There was nothing gravely, obviously wrong with my marriage, but something was ‘simply not right’. All my energy was being sapped and left me searching for my confidence as well as my identity. It took a severance of ties to find myself!
I am Urmi Chowdhuri and this is my story.
Two decades ago, I had gotten attracted to this personable young man. We fell in love while working at a premium 5-star hotel. We were good friends who got married; it was a dream!
The cracks, though, began appearing quite early. As young parents, we were busy balancing work and life and many a strife was brushed under the carpet. We moved wherever his work took us – Calcutta, Bangalore, Hyderabad, the Philippines. He was growing in his profession. I chose not to grow in mine. We had a daughter and I wanted to care for her. He worked hard, and then harder; spent more hours away from home. Our family time together was typically at a mall or a restaurant. We had less and less to say to each other, except when we picked a fight.

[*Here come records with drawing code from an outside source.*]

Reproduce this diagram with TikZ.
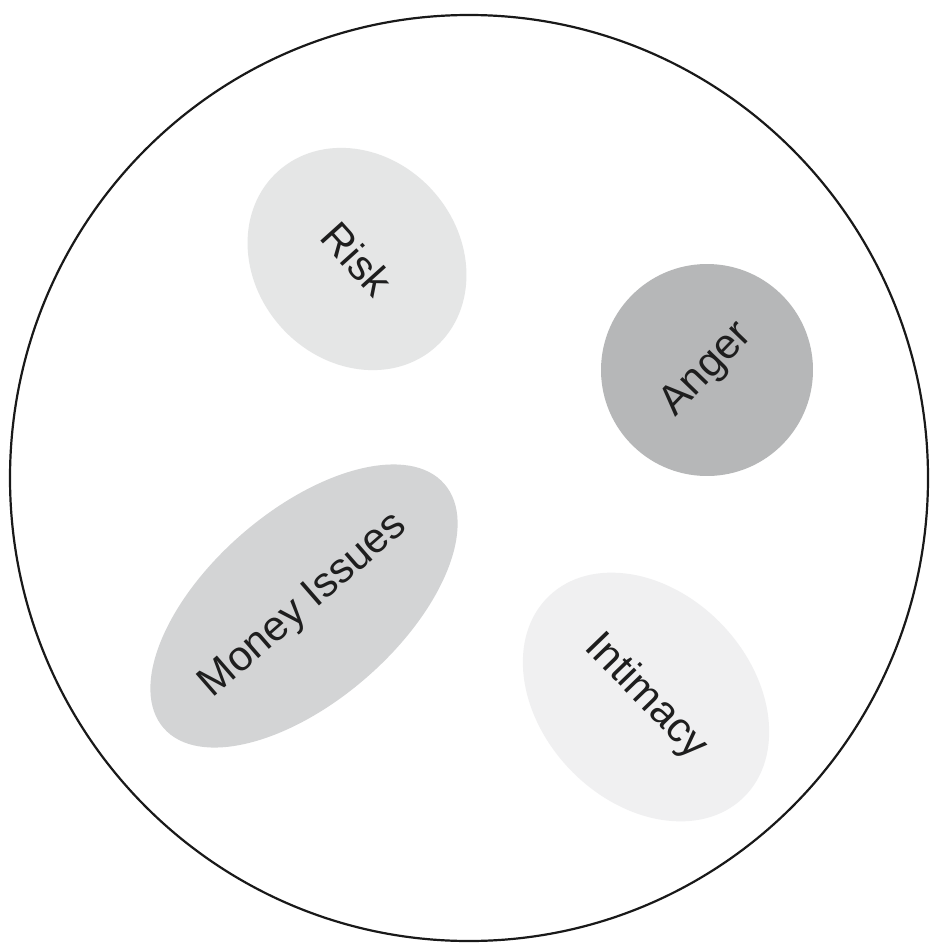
\documentclass[tikz,border=0pt]{standalone}
\usepackage{fontspec}
\setmainfont{Liberation Sans}
\usetikzlibrary{shapes.geometric}
\definecolor{riskc}{RGB}{229,230,230}
\definecolor{angerc}{RGB}{182,183,184}
\definecolor{moneyc}{RGB}{211,212,213}
\definecolor{intc}{RGB}{240,240,241}
\definecolor{txt}{RGB}{30,30,30}
\tikzset{
  blob/.style={ellipse, inner sep=0pt, text=txt, font=\fontsize{42}{48}\selectfont},
  frame/.style={draw=black!90, line width=2.2pt}
}
\begin{document}
\begin{tikzpicture}[x=1pt,y=-1pt]
\useasboundingbox (0,0) rectangle (935,944);
\fill[white] (0,0) rectangle (935,944);
\draw[frame] (469,478) ellipse [x radius=459, y radius=463];
\node[blob, fill=riskc, minimum width=236pt, minimum height=204pt, rotate=-48] (risk) at (357,259) {Risk};
\node[blob, fill=angerc, minimum width=212pt, minimum height=212pt, rotate=46] (anger) at (707,370) {Anger};
\node[blob, fill=moneyc, minimum width=372pt, minimum height=190pt, rotate=41] (money) at (304,606) {Money Issues};
\node[blob, fill=intc, minimum width=280pt, minimum height=210pt, rotate=-46] (intimacy) at (646,697) {Intimacy};
\end{tikzpicture}
\end{document}
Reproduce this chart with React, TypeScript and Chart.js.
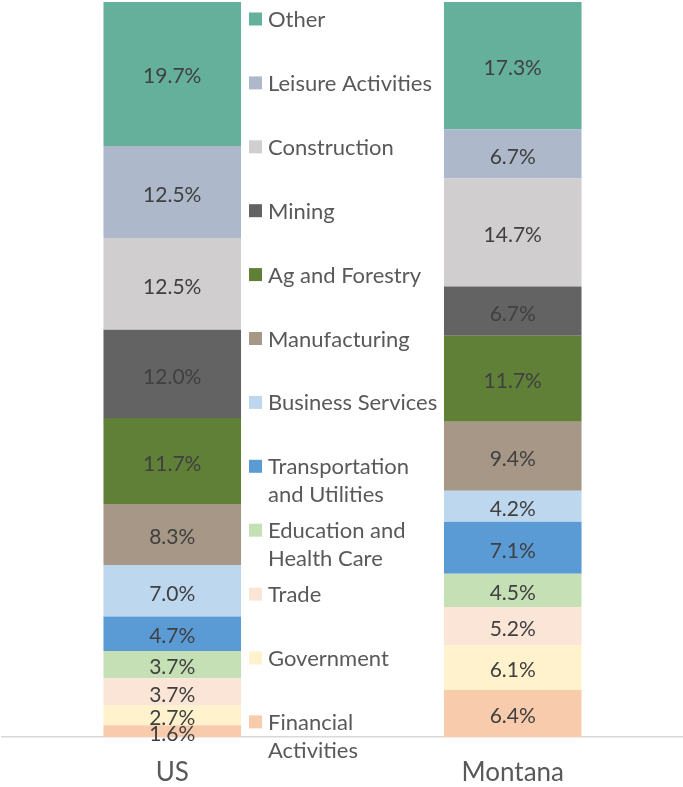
import React, { useEffect, useRef } from "react";
import { Chart, registerables } from "chart.js";

Chart.register(...registerables);

const categories = ["US", "Montana"];

// bottom -> top order
const seriesNames = [
  "Financial Activities",
  "Government",
  "Trade",
  "Education and Health Care",
  "Transportation and Utilities",
  "Business Services",
  "Manufacturing",
  "Ag and Forestry",
  "Mining",
  "Construction",
  "Leisure Activities",
  "Other",
];

const legendLines: string[][] = [
  ["Financial", "Activities"],
  ["Government"],
  ["Trade"],
  ["Education and", "Health Care"],
  ["Transportation", "and Utilities"],
  ["Business Services"],
  ["Manufacturing"],
  ["Ag and Forestry"],
  ["Mining"],
  ["Construction"],
  ["Leisure Activities"],
  ["Other"],
];

const usValues = [1.6, 2.7, 3.7, 3.7, 4.7, 7.0, 8.3, 11.7, 12.0, 12.5, 12.5, 19.7];
const montanaValues = [6.4, 6.1, 5.2, 4.5, 7.1, 4.2, 9.4, 11.7, 6.7, 14.7, 6.7, 17.3];

const colors = [
  "#F8CBAD",
  "#FFF2CC",
  "#FBE5D6",
  "#C5E0B4",
  "#5B9BD5",
  "#BDD7EE",
  "#A69786",
  "#608038",
  "#636363",
  "#D0CECE",
  "#ADB9CA",
  "#65B09A",
];

const FONT = "Lato";

const labelPlugin = {
  id: "segLabels",
  afterDatasetsDraw(chart: any) {
    const ctx = chart.ctx;
    ctx.save();
    ctx.font = `21px ${FONT}`;
    ctx.fillStyle = "#404040";
    ctx.textAlign = "center";
    ctx.textBaseline = "middle";
    chart.data.datasets.forEach((ds: any, i: number) => {
      const meta = chart.getDatasetMeta(i);
      meta.data.forEach((bar: any, j: number) => {
        const v = ds.data[j];
        const cy = (bar.y + bar.base) / 2;
        ctx.fillText(v.toFixed(1) + "%", bar.x, cy + 3);
      });
    });
    ctx.restore();
  },
};

const legendPlugin = {
  id: "midLegend",
  afterDraw(chart: any) {
    const ctx = chart.ctx;
    ctx.save();
    ctx.font = `22px ${FONT}`;
    ctx.textAlign = "left";
    ctx.textBaseline = "middle";
    const n = seriesNames.length;
    for (let k = 0; k < n; k++) {
      const idx = n - 1 - k; // top to bottom
      const cy = 19 + k * 63.9;
      ctx.fillStyle = colors[idx];
      ctx.fillRect(249, cy - 6.5, 13, 13);
      ctx.fillStyle = "#595959";
      legendLines[idx].forEach((line, li) => {
        ctx.fillText(line, 268, cy + li * 28 + 1);
      });
    }
    ctx.restore();
  },
};

export default function App() {
  const ref = useRef<HTMLCanvasElement | null>(null);
  useEffect(() => {
    if (!ref.current) return;
    const chart = new Chart(ref.current, {
      type: "bar",
      data: {
        labels: categories,
        datasets: seriesNames.map((name, i) => ({
          label: name,
          data: [usValues[i], montanaValues[i]],
          backgroundColor: colors[i],
          borderWidth: 0,
          barPercentage: 0.404,
          categoryPercentage: 1,
        })),
      },
      options: {
        responsive: false,
        animation: false,
        layout: { padding: { top: 2, bottom: 0, left: 2, right: 0 } },
        plugins: {
          legend: { display: false },
          tooltip: { enabled: false },
        },
        scales: {
          x: {
            stacked: true,
            grid: { display: false, drawTicks: false },
            border: { display: true, color: "#D9D9D9", width: 1.5 },
            ticks: { color: "#595959", font: { family: FONT, size: 26 }, padding: 20 },
            afterFit(scale: any) {
              scale.height = 50;
            },
          },
          y: {
            stacked: true,
            display: false,
            min: 0,
            max: 100,
          },
        },
      },
      plugins: [labelPlugin, legendPlugin],
    });
    return () => chart.destroy();
  }, []);
  return (
    <div style={{ position: "absolute", left: 0, top: 0, width: 683, height: 787, background: "#fff" }}>
      <canvas ref={ref} width={683} height={787} />
    </div>
  );
}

Related reading: Six ways couples can achieve work-life balance
They began over inconsequential things and the reasons pretty much remained the same to the end. Only the altercations got more frequent. And more acrimonious. We could have handled this well, I am sure, if there had been other things that we shared.
But the fact is that we had simply stopped communicating and had grown apart. There had been no major upheaval, no violence or abuse, but something far subtler and insidious. Maybe we lost interest in each other, or just were two opposite ends of a magnet, and all this crept upon us so slowly that we barely realised what was happening. My workaholic husband could do little to salve my ‘stay-at-home insecurities’. It became a very conventional marriage – he provided, I handled the home front.
He was very generous, not mean or anything. I could spend whatever I liked, but I felt incomplete without a career. If you have been a career woman, you are not very happy doing lunches and shopping.
And the fights continued! Got worse, in fact. Naturally, these vibes took their toll on our emotional and physical intimacy. We were both now seriously unhappy. We even visited a counsellor twice. It didn’t help. We could not communicate with each other. We drifted further apart.
My husband was my best friend too. I was totally in love with him and always believed that it was a fairy-tale marriage. Even today when people hear that we aren’t together any more, they are surprised, or should I say, shocked. In all honesty, I don’t think he ever thought anything was wrong with our marriage.
In fact, even I can’t figure out what really went wrong. Maybe I am too much of a free spirit to be chained up like that; maybe I stopped growing while he was soaring. I never resented his success even for a moment, not back then, not now. But I knew I just couldn’t live with him anymore. The fights had eaten away at my core.
This is not how I imagined my marriage would be. You have invested in a relationship; you expect to grow old together.
But suddenly, after nearly two decades of matrimony, you have to start afresh. The cons are too many. There is anxiety; you wonder if there’s anyone you can fall back on.
If ever you sense there is something not quite right with your marriage, do everything you can to fix it. Don’t delude yourself that things will get better. You need to work on those issues pretty much the same as you need to fix faulty plumbing, so get at it at the first sign itself!
Perhaps our marriage could have been fixed. Perhaps we had left it until it was too late. Or maybe it was Karmic and we had worked out our ‘woes’. Who knows? I am in a much better space now and can only pray that he finds his peace as well.